SAN ANTONIO – Medical directors across the county and city want people to know that despite the pandemic there are plenty of hospital beds for patients with serious health issues other than COVID-19.
They’re worried about a current trend that also happened in March during the city and county’s stay home orders.
The typical number of heart attack and stroke patients has dropped significantly as people fear going to the hospital while COVID-19 numbers spike and hospital capacity drops.
“Because they think that there’s no room for them or they think they’re going go get COVID. We saw mortalities because patients had waited at home and then came in at the last minute. I want to get the message out that the hospital is actually an incredibly safe place to be. We do have the ability to care for everyone,” said Dr. Jennifer Gemmill, physician medical director at Main Methodist Hospital’s Emergency Department.
“Overall, we are concerned that mild symptoms or TIA patients may not be coming to the hospital for evaluation,” said Dr. Lee Birnbaum, neurologist at University Health System and director of vascular neurology at UT Health San Antonio.
“Despite COVID, we have capacity for non-COVID patients and delaying can have serious health consequences,” said University Hospital Emergency Medicine Chairman Dr. Ralph Riviello.
All medical experts KSAT spoke with said there is widespread concern about hospital capacity.
On Sunday, Metro Health’s updated numbers showed only 10% of hospital beds are currently available.
The overall capacity is a combined number of beds form all trauma centers, not including military hospitals.
However, Methodist and University hospitals have confirmed that COVID wards are completely separate from general emergency room units for patients with stroke and heart attack symptoms.
“People do need to come to the hospital and we have processes in place to keep people safe. Our emergency rooms are far from overwhelmed. We have restricted elective surgery surgeries that can safely be delayed. But anybody who needs acute medical care, we’re in great shape to continue to deliver that care right now,” Methodist Healthcare System Chief Medical Officer, Dr.

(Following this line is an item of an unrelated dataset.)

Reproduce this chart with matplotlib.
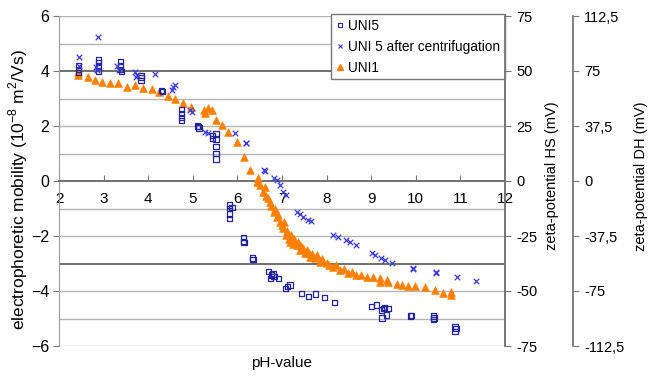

Paul Handcock, said during the mayor’s briefing last week.
Handcock said if you have chest pain, abdominal pain, or trouble breathing go to the emergency room.
But if you suspect you have COVID and your symptoms are mild, including: cough, sore throat, loss of taste or smell, there is no treatment available at the emergency room.
He said in that situation check in with your primary care doctor or Metro Health and get tested.
Gemmill expects the fallout from July 4th weekend to continue for a few more days but she’s beginning to see a plateau.
She said if the community cooperates by wearing a mask and social distancing, it’s possible the numbers will begin to fall again.